- [WHAT TO DO]: All of the listing below must be repeated word for word. Pictures are the only thing to omit.

== SUPPLIED INFORMATION

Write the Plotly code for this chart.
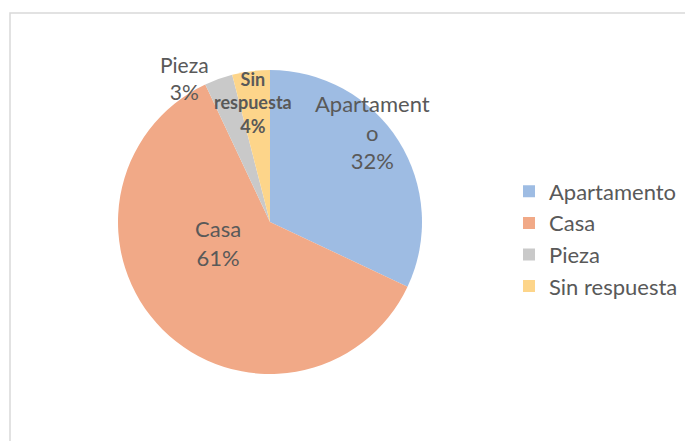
import plotly.graph_objects as go

categories = ["Apartamento", "Casa", "Pieza", "Sin respuesta"]
values = [32, 61, 3, 4]
display_labels = ["Apartament<br>o", "Casa", "Pieza", "<b>Sin<br>respuesta</b>"]
colors = ["#9ebce3", "#f1a987", "#c9c9c9", "#fdd58a"]

total = sum(values)
pcts = [round(v * 100 / total) for v in values]

FONT = "Lato, Carlito, sans-serif"
GREY = "#595959"
W, H = 693, 441
CX, CY, R = 262, 214, 152

fig = go.Figure()
fig.add_trace(go.Pie(
    labels=categories,
    values=values,
    textinfo="none",
    sort=False,
    direction="clockwise",
    rotation=0,
    marker=dict(colors=colors, line=dict(color="#ffffff", width=0)),
    hoverinfo="label+percent",
    domain=dict(x=[(CX - R) / W, (CX + R) / W],
                y=[(H - CY - R) / H, (H - CY + R) / H]),
))

# label positions (pixels in figure space) for the data labels
label_pos = [(364, 124), (210, 235), (176, 70), (245, 95)]
label_size = [22, 22, 21, 18]
annotations = []
for i, (px, py) in enumerate(label_pos):
    pct = f"<b>{pcts[i]}%</b>" if i == 3 else f"{pcts[i]}%"
    annotations.append(dict(
        xref="paper", yref="paper", x=px / W, y=1 - py / H,
        xanchor="center", yanchor="middle", showarrow=False, align="center",
        text=f"{display_labels[i]}<br>{pct}",
        font=dict(family=FONT, size=label_size[i], color=GREY),
    ))

fig.update_layout(
    width=W, height=H,
    margin=dict(l=0, r=0, t=0, b=0),
    paper_bgcolor="#ffffff",
    plot_bgcolor="#ffffff",
    showlegend=True,
    legend=dict(
        x=501 / W, y=1 - 231 / H, xanchor="left", yanchor="middle",
        font=dict(family=FONT, size=22, color=GREY),
        itemwidth=30,
    ),
    annotations=annotations,
    shapes=[dict(type="rect", xref="paper", yref="paper",
                 x0=2 / W, x1=1.05, y0=-0.05, y1=1 - 5 / H,
                 line=dict(color="#d9d9d9", width=1.5))],
)

fig.write_html("out.html")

====

- [ANSWER TO THE EXERCISE]:
Write the Plotly code for this chart.
import plotly.graph_objects as go

categories = ["Apartamento", "Casa", "Pieza", "Sin respuesta"]
values = [32, 61, 3, 4]
display_labels = ["Apartament<br>o", "Casa", "Pieza", "<b>Sin<br>respuesta</b>"]
colors = ["#9ebce3", "#f1a987", "#c9c9c9", "#fdd58a"]

total = sum(values)
pcts = [round(v * 100 / total) for v in values]

FONT = "Lato, Carlito, sans-serif"
GREY = "#595959"
W, H = 693, 441
CX, CY, R = 262, 214, 152

fig = go.Figure()
fig.add_trace(go.Pie(
    labels=categories,
    values=values,
    textinfo="none",
    sort=False,
    direction="clockwise",
    rotation=0,
    marker=dict(colors=colors, line=dict(color="#ffffff", width=0)),
    hoverinfo="label+percent",
    domain=dict(x=[(CX - R) / W, (CX + R) / W],
                y=[(H - CY - R) / H, (H - CY + R) / H]),
))

# label positions (pixels in figure space) for the data labels
label_pos = [(364, 124), (210, 235), (176, 70), (245, 95)]
label_size = [22, 22, 21, 18]
annotations = []
for i, (px, py) in enumerate(label_pos):
    pct = f"<b>{pcts[i]}%</b>" if i == 3 else f"{pcts[i]}%"
    annotations.append(dict(
        xref="paper", yref="paper", x=px / W, y=1 - py / H,
        xanchor="center", yanchor="middle", showarrow=False, align="center",
        text=f"{display_labels[i]}<br>{pct}",
        font=dict(family=FONT, size=label_size[i], color=GREY),
    ))

fig.update_layout(
    width=W, height=H,
    margin=dict(l=0, r=0, t=0, b=0),
    paper_bgcolor="#ffffff",
    plot_bgcolor="#ffffff",
    showlegend=True,
    legend=dict(
        x=501 / W, y=1 - 231 / H, xanchor="left", yanchor="middle",
        font=dict(family=FONT, size=22, color=GREY),
        itemwidth=30,
    ),
    annotations=annotations,
    shapes=[dict(type="rect", xref="paper", yref="paper",
                 x0=2 / W, x1=1.05, y0=-0.05, y1=1 - 5 / H,
                 line=dict(color="#d9d9d9", width=1.5))],
)

fig.write_html("out.html")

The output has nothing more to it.